■ **Written problem**
Exclude the pictures and return every line exactly as written.

+--

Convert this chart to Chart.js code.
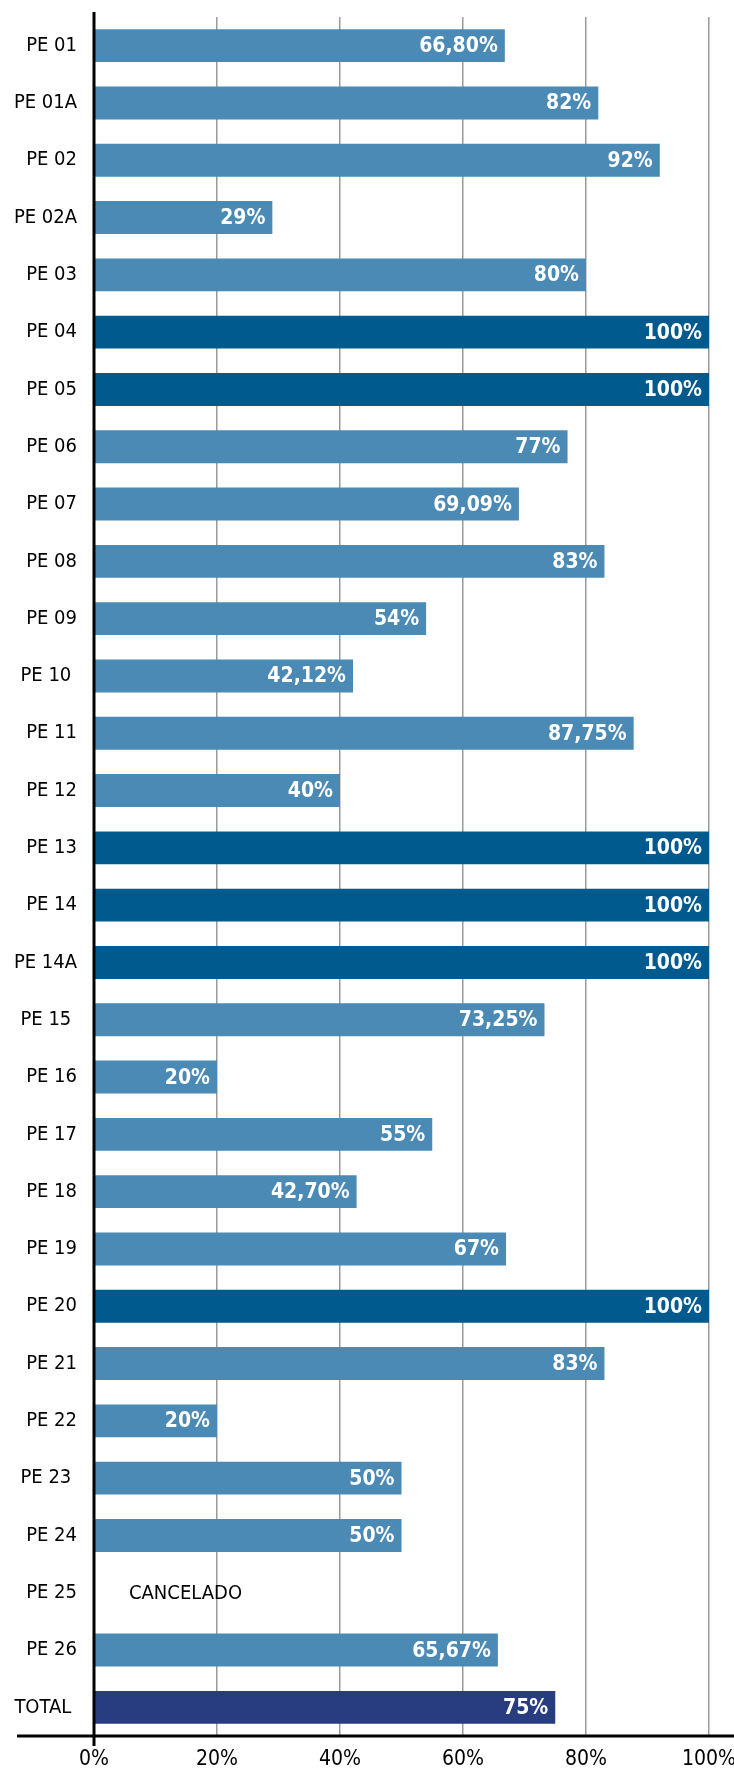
<!DOCTYPE html>
<html>
<head>
<meta charset="utf-8">
<script src="https://cdn.jsdelivr.net/npm/chart.js@4/dist/chart.umd.min.js"></script>
<style>
  html, body { margin: 0; padding: 0; background: #fff; }
  #wrap { position: relative; width: 734px; height: 1771px; }
</style>
</head>
<body>
<div id="wrap"><canvas id="chart"></canvas></div>
<script>
const categories = [
  "PE 01", "PE 01A", "PE 02", "PE 02A", "PE 03", "PE 04", "PE 05", "PE 06",
  "PE 07", "PE 08", "PE 09", "PE 10 ", "PE 11", "PE 12", "PE 13", "PE 14",
  "PE 14A", "PE 15 ", "PE 16", "PE 17", "PE 18", "PE 19", "PE 20", "PE 21",
  "PE 22", "PE 23 ", "PE 24", "PE 25", "PE 26", "TOTAL "
];
const progress = [
  66.8, 82, 92, 29, 80, 100, 100, 77,
  69.09, 83, 54, 42.12, 87.75, 40, 100, 100,
  100, 73.25, 20, 55, 42.7, 67, 100, 83,
  20, 50, 50, null, 65.67, 75
];
const xTicks = [0, 20, 40, 60, 80, 100];
const cancelledLabel = "CANCELADO";

const FONT = '"DejaVu Sans Condensed", "Liberation Sans Narrow", sans-serif';

function barColor(i) {
  if (categories[i].trim() === "TOTAL") return "#283c80";
  if (progress[i] === 100) return "#005a8e";
  return "#4a8ab5";
}

function formatPct(v) {
  return Number.isInteger(v) ? v + "%" : v.toFixed(2).replace(".", ",") + "%";
}

const overlay = {
  id: "overlay",
  afterDatasetsDraw(chart) {
    const ctx = chart.ctx;
    const meta = chart.getDatasetMeta(0);
    const xs = chart.scales.x;
    ctx.save();
    ctx.textBaseline = "middle";
    meta.data.forEach((bar, i) => {
      const v = progress[i];
      if (v == null) {
        ctx.font = "20px " + FONT;
        ctx.fillStyle = "#000";
        ctx.textAlign = "left";
        ctx.fillText(cancelledLabel, xs.getPixelForValue(0) + 35, bar.y + 1);
        return;
      }
      ctx.font = "bold 21px " + FONT;
      ctx.fillStyle = "#fff";
      ctx.textAlign = "right";
      ctx.fillText(formatPct(v), bar.x - 7, bar.y + 1);
    });
    ctx.restore();
  },
  afterDraw(chart) {
    const ctx = chart.ctx;
    const area = chart.chartArea;
    const x0 = chart.scales.x.getPixelForValue(0);
    ctx.save();
    ctx.strokeStyle = "#000";
    ctx.lineWidth = 3;
    ctx.beginPath();
    ctx.moveTo(17, area.bottom);
    ctx.lineTo(chart.width, area.bottom);
    ctx.moveTo(x0, area.top - 5);
    ctx.lineTo(x0, area.bottom + 10);
    ctx.stroke();
    ctx.restore();
  }
};

new Chart(document.getElementById("chart"), {
  type: "bar",
  data: {
    labels: categories,
    datasets: [{
      data: progress,
      backgroundColor: categories.map((c, i) => barColor(i)),
      borderWidth: 0,
      categoryPercentage: 1,
      barPercentage: 0.575
    }]
  },
  options: {
    indexAxis: "y",
    responsive: true,
    maintainAspectRatio: false,
    animation: false,
    layout: { padding: { top: 17, right: 25, left: 0, bottom: 0 } },
    plugins: {
      legend: { display: false },
      tooltip: { enabled: false }
    },
    scales: {
      x: {
        min: 0,
        max: 100,
        afterBuildTicks(scale) {
          scale.ticks = xTicks.map((v) => ({ value: v }));
        },
        afterFit(scale) {
          scale.height = 35;
          scale.paddingLeft = 0;
          scale.paddingRight = 0;
        },
        border: { display: false },
        grid: {
          drawTicks: false,
          color: (c) => (c.tick && c.tick.value === 0 ? "rgba(0,0,0,0)" : "#9a9a9a"),
          lineWidth: 1.5
        },
        ticks: {
          padding: 11,
          color: "#000",
          font: { family: FONT, size: 21 },
          callback: (v) => v + "%"
        }
      },
      y: {
        afterFit(scale) {
          scale.width = 94;
          scale.paddingTop = 0;
          scale.paddingBottom = 0;
        },
        border: { display: false },
        grid: { display: false, drawTicks: false },
        ticks: {
          padding: 17,
          color: "#000",
          font: { family: FONT, size: 20 }
        }
      }
    }
  },
  plugins: [overlay]
});
</script>
</body>
</html>
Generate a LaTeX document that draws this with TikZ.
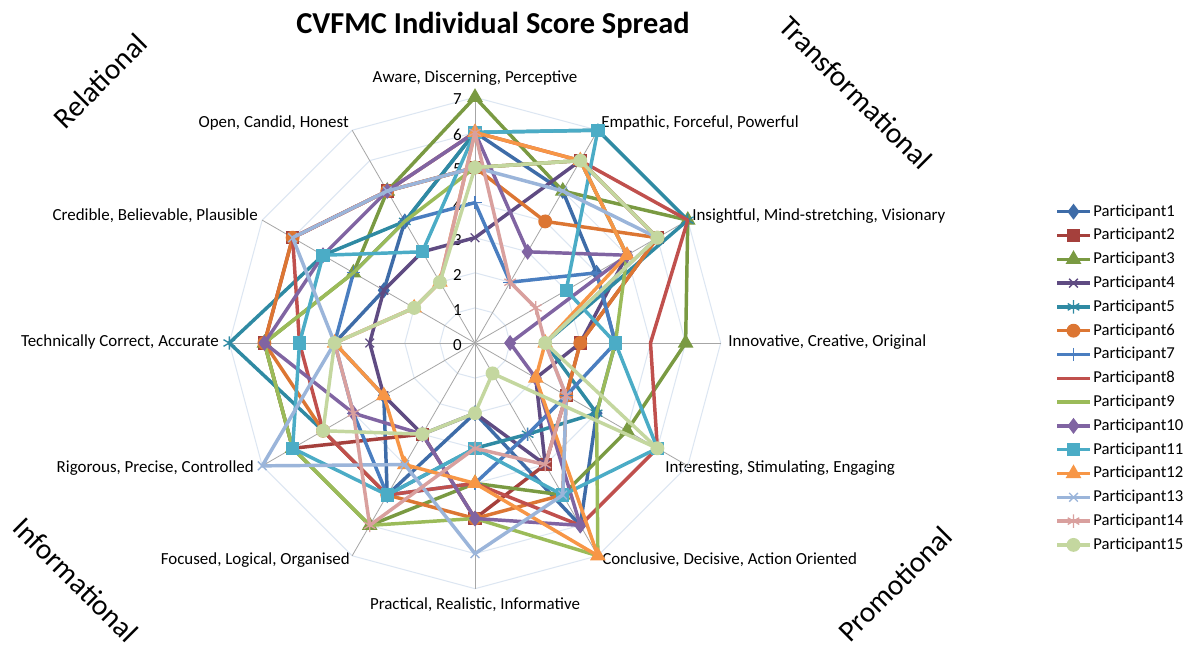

+--

■ **Answer below**
Convert this chart to Chart.js code.
<!DOCTYPE html>
<html>
<head>
<meta charset="utf-8">
<script src="https://cdn.jsdelivr.net/npm/chart.js@4/dist/chart.umd.min.js"></script>
<style>
  html, body { margin: 0; padding: 0; background: #fff; }
  #wrap { position: relative; width: 734px; height: 1771px; }
</style>
</head>
<body>
<div id="wrap"><canvas id="chart"></canvas></div>
<script>
const categories = [
  "PE 01", "PE 01A", "PE 02", "PE 02A", "PE 03", "PE 04", "PE 05", "PE 06",
  "PE 07", "PE 08", "PE 09", "PE 10 ", "PE 11", "PE 12", "PE 13", "PE 14",
  "PE 14A", "PE 15 ", "PE 16", "PE 17", "PE 18", "PE 19", "PE 20", "PE 21",
  "PE 22", "PE 23 ", "PE 24", "PE 25", "PE 26", "TOTAL "
];
const progress = [
  66.8, 82, 92, 29, 80, 100, 100, 77,
  69.09, 83, 54, 42.12, 87.75, 40, 100, 100,
  100, 73.25, 20, 55, 42.7, 67, 100, 83,
  20, 50, 50, null, 65.67, 75
];
const xTicks = [0, 20, 40, 60, 80, 100];
const cancelledLabel = "CANCELADO";

const FONT = '"DejaVu Sans Condensed", "Liberation Sans Narrow", sans-serif';

function barColor(i) {
  if (categories[i].trim() === "TOTAL") return "#283c80";
  if (progress[i] === 100) return "#005a8e";
  return "#4a8ab5";
}

function formatPct(v) {
  return Number.isInteger(v) ? v + "%" : v.toFixed(2).replace(".", ",") + "%";
}

const overlay = {
  id: "overlay",
  afterDatasetsDraw(chart) {
    const ctx = chart.ctx;
    const meta = chart.getDatasetMeta(0);
    const xs = chart.scales.x;
    ctx.save();
    ctx.textBaseline = "middle";
    meta.data.forEach((bar, i) => {
      const v = progress[i];
      if (v == null) {
        ctx.font = "20px " + FONT;
        ctx.fillStyle = "#000";
        ctx.textAlign = "left";
        ctx.fillText(cancelledLabel, xs.getPixelForValue(0) + 35, bar.y + 1);
        return;
      }
      ctx.font = "bold 21px " + FONT;
      ctx.fillStyle = "#fff";
      ctx.textAlign = "right";
      ctx.fillText(formatPct(v), bar.x - 7, bar.y + 1);
    });
    ctx.restore();
  },
  afterDraw(chart) {
    const ctx = chart.ctx;
    const area = chart.chartArea;
    const x0 = chart.scales.x.getPixelForValue(0);
    ctx.save();
    ctx.strokeStyle = "#000";
    ctx.lineWidth = 3;
    ctx.beginPath();
    ctx.moveTo(17, area.bottom);
    ctx.lineTo(chart.width, area.bottom);
    ctx.moveTo(x0, area.top - 5);
    ctx.lineTo(x0, area.bottom + 10);
    ctx.stroke();
    ctx.restore();
  }
};

new Chart(document.getElementById("chart"), {
  type: "bar",
  data: {
    labels: categories,
    datasets: [{
      data: progress,
      backgroundColor: categories.map((c, i) => barColor(i)),
      borderWidth: 0,
      categoryPercentage: 1,
      barPercentage: 0.575
    }]
  },
  options: {
    indexAxis: "y",
    responsive: true,
    maintainAspectRatio: false,
    animation: false,
    layout: { padding: { top: 17, right: 25, left: 0, bottom: 0 } },
    plugins: {
      legend: { display: false },
      tooltip: { enabled: false }
    },
    scales: {
      x: {
        min: 0,
        max: 100,
        afterBuildTicks(scale) {
          scale.ticks = xTicks.map((v) => ({ value: v }));
        },
        afterFit(scale) {
          scale.height = 35;
          scale.paddingLeft = 0;
          scale.paddingRight = 0;
        },
        border: { display: false },
        grid: {
          drawTicks: false,
          color: (c) => (c.tick && c.tick.value === 0 ? "rgba(0,0,0,0)" : "#9a9a9a"),
          lineWidth: 1.5
        },
        ticks: {
          padding: 11,
          color: "#000",
          font: { family: FONT, size: 21 },
          callback: (v) => v + "%"
        }
      },
      y: {
        afterFit(scale) {
          scale.width = 94;
          scale.paddingTop = 0;
          scale.paddingBottom = 0;
        },
        border: { display: false },
        grid: { display: false, drawTicks: false },
        ticks: {
          padding: 17,
          color: "#000",
          font: { family: FONT, size: 20 }
        }
      }
    }
  },
  plugins: [overlay]
});
</script>
</body>
</html>
Generate a LaTeX document that draws this with TikZ.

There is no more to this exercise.